4.2 Pseudo Random Numbers

We will investigate ways to simulate numbers using algorithms in a computer. For this reason such numbers are usually called pseudo-random numbers. Pseudo means false, in the sense that the number are not really random! They are generated according to a deterministic algorithm whose aim is to imitate as closely as possible what randomness would look like. In particular, for numbers \(u_1,\dots,u_N\) it means that they should look like independence instances of a Uniform distribution between zero and one.

Possible departures from ideal numbers are:

  • the numbers are not uniformly distributed;

  • the mean of the numbers might not be 1/2;

  • the variance of the numbers might not be 1/12;

  • the numbers might be discrete-valued instead of continuous;

  • independence might not hold.

We already looked at examples of departures from the assumptions, but we will later study how to assess these departures more formally.

Before looking at how we can construct pseudo-random numbers, let’s discuss some important properties/considerations that need to be taken into account when generating pseudo-random numbers:

  • the random generation should be very fast. In practice, we want to use random numbers to do other computations (for example simulate a little donut shop) and such computations might be computationally intensive: if random generation were to be slow, we would not be able to perform them.

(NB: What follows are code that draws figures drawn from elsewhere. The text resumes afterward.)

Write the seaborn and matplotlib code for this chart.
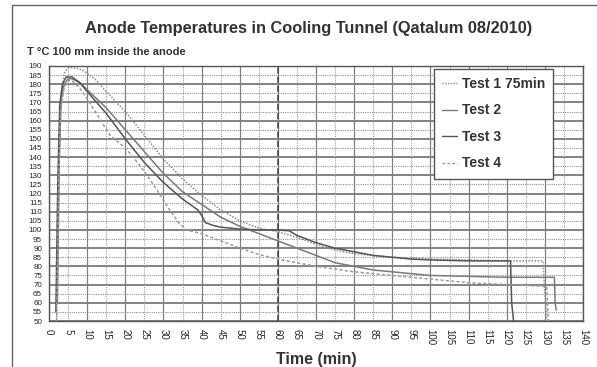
import numpy as np
import pandas as pd
import matplotlib
matplotlib.use("Agg")
import matplotlib.pyplot as plt
import seaborn as sns
from matplotlib.patches import Rectangle

# values (time in min, temperature in deg C)
t1 = [2.0, 2.5, 3.0, 4, 5, 7, 9, 12, 15, 20, 25, 30, 35, 40, 45, 50, 55, 60, 65,
      70, 75, 80, 90, 100, 110, 120, 129.5, 130.0, 130.5]
v1 = [52, 120, 170, 186, 189, 189, 187.5, 183, 176, 165, 152, 139, 128, 119, 111,
      105, 101, 99, 96, 92, 89, 87, 85, 84, 83.5, 83, 83, 65, 50]

t2 = [2.2, 2.7, 3.2, 4, 5, 6, 8, 10, 15, 20, 25, 30, 35, 40, 45, 50, 55, 60, 65,
      70, 75, 80, 85, 90, 100, 110, 120, 132.5, 132.7, 133.0]
v2 = [60, 140, 172, 180, 183, 183, 181, 177, 167, 155, 143, 131, 121, 114, 107,
      102, 98, 94, 90, 86, 82, 80, 78, 77, 75, 74.5, 74, 74, 60, 56]

t3 = [1.8, 2.3, 2.8, 3.5, 4.5, 6, 8, 10, 15, 20, 25, 30, 35, 39, 40, 41, 43, 45,
      50, 55, 60, 63, 65, 70, 75, 80, 85, 90, 95, 100, 110, 121, 121.3, 121.8]
v3 = [55, 125, 168, 180, 184, 184, 181, 176, 164, 150, 137, 126, 117, 111, 108,
      104, 102.5, 101.5, 100.5, 100, 100, 99.5, 97, 93, 90, 88, 86, 85, 84, 83.5,
      83, 83, 60, 50]

t4 = [2.0, 2.5, 3.0, 4, 5, 6, 8, 10, 13, 16, 20, 24, 28, 31, 34, 36, 40, 45, 50,
      55, 60, 65, 70, 75, 80, 90, 100, 110, 120, 130.5, 130.8, 131.0]
v4 = [50, 125, 165, 178, 182, 182, 178, 172, 162, 152, 145, 135, 123, 113, 104,
      100, 98, 94, 90, 86.5, 84, 82, 80, 78.5, 77, 75, 73, 71, 70, 69, 55, 50]

tests = ["Test 1 75min", "Test 2", "Test 3", "Test 4"]
x_ticks = list(range(0, 145, 5))
y_ticks = list(range(50, 195, 5))

frames = []
for name, t, v in zip(tests, [t1, t2, t3, t4], [v1, v2, v3, v4]):
    frames.append(pd.DataFrame({"time": t, "temp": v, "test": name}))
df = pd.concat(frames, ignore_index=True)

sns.set_style("white")
plt.rcParams["font.family"] = ["Liberation Sans", "DejaVu Sans"]

fig = plt.figure(figsize=(5.97, 3.67), dpi=100)
ax = fig.add_axes([49 / 597, 1 - 321 / 367, 534 / 597, 255 / 367])

# grid: solid every 10, dotted in between
for y in y_ticks:
    if y % 10 == 0:
        ax.axhline(y, color="#606060", lw=1.1, zorder=0)
    else:
        ax.axhline(y, color="#909090", lw=0.8, ls=(0, (1, 1)), zorder=0)
for x in x_ticks:
    if x % 10 == 0:
        ax.axvline(x, color="#808080", lw=0.9, zorder=0)
    else:
        ax.axvline(x, color="#a0a0a0", lw=0.8, ls=(0, (1, 1)), zorder=0)
ax.axvline(60, color="#404040", lw=1.1, ls=(0, (4, 2)), zorder=1)

palette = {"Test 1 75min": "#8c8c8c", "Test 2": "#7a7a7a",
           "Test 3": "#555555", "Test 4": "#9a9a9a"}
dashes = {"Test 1 75min": (1, 1), "Test 2": "", "Test 3": "", "Test 4": (2, 1.5)}
sns.lineplot(data=df, x="time", y="temp", hue="test", style="test",
             palette=palette, dashes=dashes, sort=False, estimator=None,
             lw=1.1, ax=ax, zorder=3)

ax.set_xlim(0, 140)
ax.set_ylim(50, 190)
ax.set_xticks(x_ticks)
ax.set_yticks(y_ticks)
ax.set_xticklabels([str(x) for x in x_ticks], rotation=-90, fontsize=7)
ax.set_yticklabels([str(y) for y in y_ticks], fontsize=5.8)
ax.tick_params(axis="both", length=3, width=0.8, color="#333333", pad=2,
               direction="out")
ax.tick_params(axis="x", pad=3)
for s in ax.spines.values():
    s.set_color("#555555")
    s.set_linewidth(1.0)

ax.set_xlabel("Time (min)", fontsize=11.5, fontweight="bold", color="#333333",
              labelpad=5)
ax.set_ylabel("")

leg = ax.legend(loc="upper right", bbox_to_anchor=(0.944, 0.99), fontsize=10,
                frameon=True, fancybox=False, framealpha=1, edgecolor="#555555",
                handlelength=1.1, handletextpad=0.3, labelspacing=0.9,
                borderpad=0.6, borderaxespad=0, title=None)
for txt in leg.get_texts():
    txt.set_fontweight("bold")
    txt.set_color("#333333")
for line in leg.get_lines():
    line.set_linewidth(1.0)

fig.text(0.517, 1 - 28 / 367, "Anode Temperatures in Cooling Tunnel (Qatalum 08/2010)",
         ha="center", va="center", fontsize=11.8, fontweight="bold", color="#333333")
fig.text(27 / 597, 1 - 52 / 367, "T °C 100 mm inside the anode", ha="left",
         va="center", fontsize=8, fontweight="bold", color="#333333")

fig.patches.append(Rectangle((12 / 597, -0.01), 0.99, 1 - 5 / 367 + 0.01,
                             transform=fig.transFigure, fill=False,
                             edgecolor="#666666", lw=1.0))

fig.savefig("out.png", dpi=100)
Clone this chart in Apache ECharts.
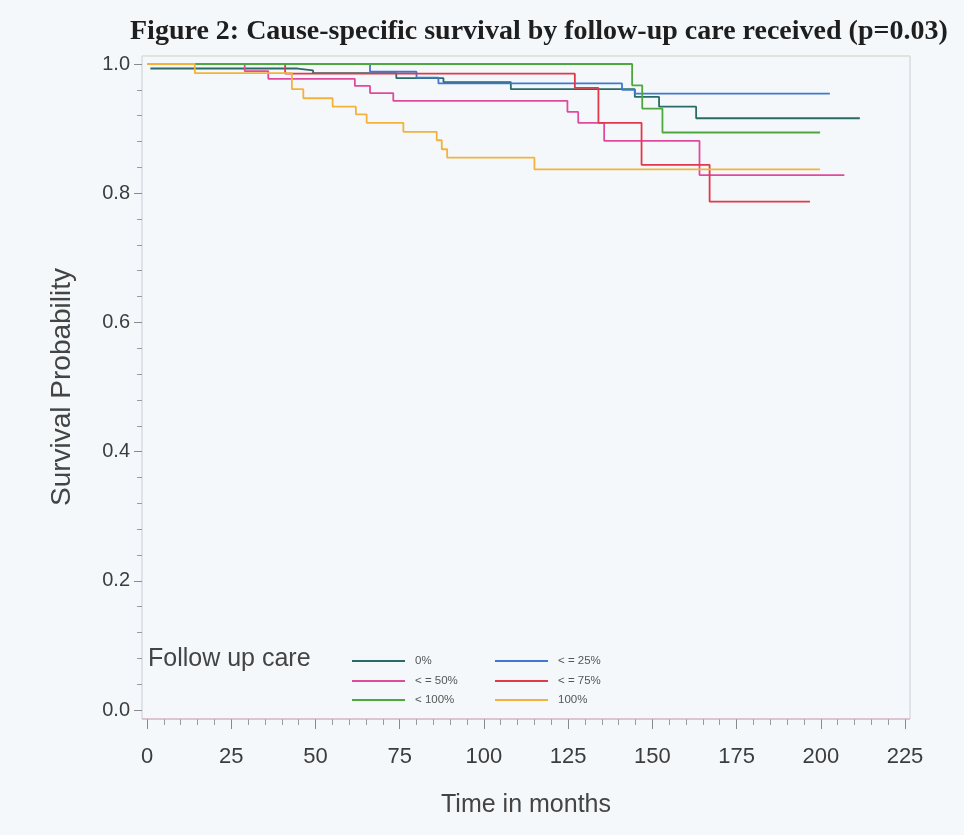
<!DOCTYPE html>
<html>
<head>
<meta charset="utf-8">
<script src="https://cdn.jsdelivr.net/npm/echarts@6/dist/echarts.min.js"></script>
<style>
html,body{margin:0;padding:0;background:#f5f8fb;}
#chart{width:964px;height:835px;}
</style>
</head>
<body>
<div id="chart"></div>
<script>
// Kaplan-Meier step data: [time in months, survival probability from that time on]
var group0 = [[1,0.993],[44.7,0.990],[49.3,0.986],[74,0.978],[88,0.972],[108,0.961],[144.8,0.949],[152,0.934],[163,0.916],[211.6,0.916]];
var group25 = [[0,1],[66.2,0.988],[80,0.979],[86.5,0.970],[141,0.960],[144.8,0.954],[202.7,0.954]];
var group50 = [[0,1],[29,0.989],[36,0.977],[61.7,0.966],[66.2,0.955],[73.1,0.943],[124.8,0.926],[128,0.909],[135.7,0.881],[164,0.828],[207,0.828]];
var group75 = [[0,1],[41,0.985],[127,0.963],[134,0.909],[146.8,0.844],[167,0.787],[196.8,0.787]];
var groupLt100 = [[0,1],[144,0.967],[147,0.931],[153,0.894],[199.8,0.894]];
var group100 = [[0,1],[14.2,0.986],[43,0.961],[46.4,0.947],[55.1,0.934],[62,0.922],[65.2,0.909],[76.1,0.895],[86,0.882],[87.5,0.868],[89.1,0.855],[115,0.837],[199.8,0.837]];

var seriesNames = ['0%', '< = 25%', '< = 50%', '< = 75%', '< 100%', '100%'];
var seriesData = [group0, group25, group50, group75, groupLt100, group100];
var seriesColors = ['#2b6a66', '#3f78d0', '#e04a9e', '#e2394a', '#4ea83e', '#f4b23a'];

var xTicks = {min: 0, max: 225, step: 25};
var yTicks = {min: 0, max: 1, step: 0.2};

var chart = echarts.init(document.getElementById('chart'), null, {renderer: 'canvas'});

var series = seriesNames.map(function (n, i) {
  return {
    name: n,
    type: 'line',
    step: 'end',
    symbol: 'none',
    data: seriesData[i],
    lineStyle: {color: seriesColors[i], width: 1.8},
    itemStyle: {color: seriesColors[i]},
    animation: false
  };
});

var legendPos = [
  {left: 352, top: 655}, {left: 495, top: 655},
  {left: 352, top: 675}, {left: 495, top: 675},
  {left: 352, top: 694}, {left: 495, top: 694}
];
var legends = seriesNames.map(function (n, i) {
  return {
    data: [n],
    left: legendPos[i].left,
    top: legendPos[i].top,
    padding: 0,
    icon: 'rect',
    itemWidth: 53,
    itemHeight: 2,
    selectedMode: false,
    textStyle: {fontFamily: 'Liberation Sans', fontSize: 11.5, color: '#555', padding: [0, 0, 0, 5]}
  };
});

var option = {
  backgroundColor: '#f5f8fb',
  animation: false,
  title: {
    text: 'Figure 2: Cause-specific survival by follow-up care received (p=0.03)',
    left: 125,
    top: 13,
    textStyle: {fontFamily: 'Liberation Serif', fontWeight: 'bold', fontSize: 28, color: '#1e1e1e'}
  },
  legend: legends,
  grid: {left: 147, right: 59, top: 64, bottom: 125, containLabel: false},
  graphic: [
    {type: 'rect', z: 0, silent: true, shape: {x: 142, y: 56, width: 768, height: 663},
     style: {fill: 'rgba(0,0,0,0)', stroke: '#c9ccd6', lineWidth: 1}},
    {type: 'line', z: 1, silent: true, shape: {x1: 142, y1: 719, x2: 910, y2: 719},
     style: {stroke: '#dba6b6', lineWidth: 1}},
    {type: 'line', z: 1, silent: true, shape: {x1: 142, y1: 56, x2: 910, y2: 56},
     style: {stroke: '#e3e9c8', lineWidth: 1}},
    {type: 'text', left: 148, top: 647, silent: true,
     style: {text: 'Follow up care', fontFamily: 'Liberation Sans', fontSize: 25, fill: '#444'}}
  ],
  xAxis: {
    type: 'value',
    min: xTicks.min, max: xTicks.max, interval: xTicks.step,
    offset: 9,
    name: 'Time in months',
    nameLocation: 'middle',
    nameGap: 74,
    nameTextStyle: {fontFamily: 'Liberation Sans', fontSize: 25, color: '#444'},
    axisLine: {show: false, onZero: false},
    axisTick: {show: true, length: 10, lineStyle: {color: '#8a8a8a'}},
    minorTick: {show: true, splitNumber: 5, length: 6, lineStyle: {color: '#9a9a9a'}},
    splitLine: {show: false},
    axisLabel: {margin: 27, fontFamily: 'Liberation Sans', fontSize: 22, color: '#3c3c3c'}
  },
  yAxis: {
    type: 'value',
    min: yTicks.min, max: yTicks.max, interval: yTicks.step,
    offset: 5,
    name: 'Survival Probability',
    nameLocation: 'middle',
    nameGap: 66,
    nameTextStyle: {fontFamily: 'Liberation Sans', fontSize: 28, color: '#444'},
    axisLine: {show: false, onZero: false},
    axisTick: {show: true, length: 8, lineStyle: {color: '#8a8a8a'}},
    minorTick: {show: true, splitNumber: 5, length: 5, lineStyle: {color: '#9a9a9a'}},
    splitLine: {show: false},
    axisLabel: {margin: 12, fontFamily: 'Liberation Sans', fontSize: 20, color: '#3c3c3c',
      formatter: function (v) { return v.toFixed(1); }}
  },
  series: series
};
chart.setOption(option);
</script>
</body>
</html>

  • the cycle of random generated numbers should be long. The cycle is the length of the sequence before numbers start to repeat themselves.

  • the random numbers should be repeatable. Given a starting point of the algorithm, it should be possible to repeat the exact same sequence of numbers. This is fundamental for debugging and for reproducibility.

  • the method should be applicable in any programming language/platform.

  • and of course most importantly, the random numbers should be independent and uniformly distributed.

Repeatability of the pseudo-random numbers is worth further consideration. It is fundamental in science to be able to reproduce experiments so that the validity of results can be assessed. In R there is a specific function that allows us to do this, which is called set.seed. It is customary to choose as starting point of an algorithm the current year. So henceforth you will see the command:

set.seed(2021)

This ensures that every time the code following set.seed is run, the same results will be observed. We will give below examples of this.